I recommend being dressed for most occasions!
In studying history, there is a term called "presentism"; taking the meaning of things today and projecting them into the past. This is easy to do with clothes, too.
Khakis were the cargo pants of the 1950s. Loafers were for easy-going loafers who didn't wear proper lace-up shoes. The reactionaries were the ones who grumbled about shirts with soft collars and how when they were young every respectable man wore a stiff-collared shirt.
This is hard to see from today, because as styles age they naturally become more formal, slowly climbing their way up the scale. So the bum wearing a tie seems striking, when at the time it was not really so.
I think - I'm not sure - I was trying to make a similar point or, at least, an oblique one to yours. Yes, today it would seem ludicrous to give a homeless man a tie (up there with Marie Antoinette's cake offering), but it wasn't in '49 as almost everyone - at almost every social level - wanted to dress nicely by that day's standards.
Today, it's a muddle, but not dressing up - running a billion dollar company and wearing a hoodie - is a way of signaling your specialness / in '49, almost everyone wanted to signal they dressed well by wearing suits and ties.
The exact point I was trying to draw out is that it wasn't the "rules" that some club or school imposed that drove dressing standards, it was the cultural norms - the unwritten rules that everyone internalizes - that drove dressing standards.
Today, we'd call it the narrative or meme - but whatever you call it, say a social convention, dressing well was so consciously and subconsciously accepted back then that a homeless man would sincerely want a tie and a kind person would genuinely think it a good thing to give him one.
That is amazing to today's thinking, which, to your point (I think, don't want to speak for you), is because "presentism" prevents us from fully appreciation the powerful conventions around the dressing standards of that time.
Today's culture is much more fragmented than 70 years ago. So instead of a (more or less) monolithic definition of properly-dressed, today there are 50 definitions, and you have to be smart as to the particular social milieu you're appealing to.
I've made that simple; I appeal to mine!
It didn’t die. It changed. Most of us are addicted to a single point in time. It was way different before trad came along
I suppose one can regard "please do not arrive undressed" as a dress code of sorts, even if a sadly impoverished one.
In any case, trad was and is nothing more that an organic contribution of slightly more relaxed alternatives into the preexisting and continuing classic Anglo-American sartorial tradition.
"It was way different before trad came along."
That sounds interesting. How so?
Take heart American brethren,
for most of the world, this is a non issue.
I have lived on several continents, with school age children.
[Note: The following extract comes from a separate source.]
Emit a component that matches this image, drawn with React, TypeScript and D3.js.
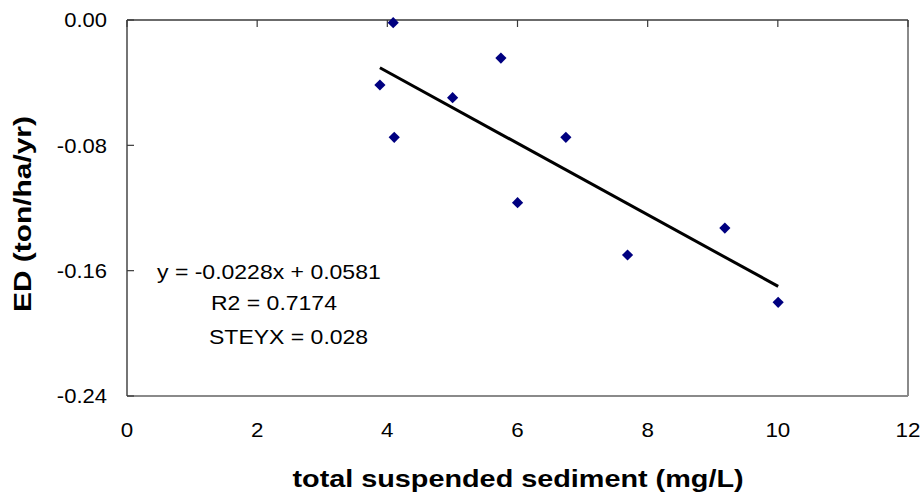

In South Africa, Kenya and Pakistan, all school age children wear uniforms. No debate. School = uniform. Great!
My daughter attended public school in the UK and uniforms were the norm with the exception of 6th form where learners in their final year were allowed to wear traditional business suits. The dress code was rigidly enforced. On the flip side, Upper School learners were allowed to drink alcohol on campus under closely monitored conditions, at the campus “BOP”. Such a concept was completely alien to this American parent.
My observations....school uniforms eliminate the student “dress to impress” problem, with all students wearing the same same every day. I found uniforms to be far less expensive than other types of clothing and school uniform swaps often resulted in virtually free dress for my offspring after an initial investment in one or two suits of clothes. Donning a uniform provided my children with an opportunity to prepare mentally for the school day, never needing concern themselves with “what to wear” each morning. I observed that uniforms created a sense of school pride with children from various schools being easily identifiable by their school kit with old boy/girls continuing to don their school colors at events for decades after leaving. Finally, uniforms created an environment which fostered learning, eliminating all distractions relating to pajamas, visible underwear, short shorts, low riding trousers, £350 trainers, hair the colors of the rainbow, etc.
The educational environment has many places to encourage youthful self expression including art, music, literature, theater, and sport.
If one wants their child to wear a school uniform, send them to a public, private or parochial school that requires one. Simple.
I graduated high school in 96, and have no memories of ever wearing anything but whatever I felt like to school (and I'm even including elementary school). Shorts, t-shirts, and ugly nikes were my norm up until high school, at which point I discovered jeans and boots.
I attempted to dress a bit better when I was in law school (we're talking about an upgrade to polos and less ugly sneakers), and I rarely saw students in anything better unless it was for a specific reason (moot court competition, etc).
My point - dress codes in school largely died a long time ago.
And know what? Despite this, I grew up to be a well dressed adult, without ever feel uncomfortable about it. I think you guys are wringing hands over this too much.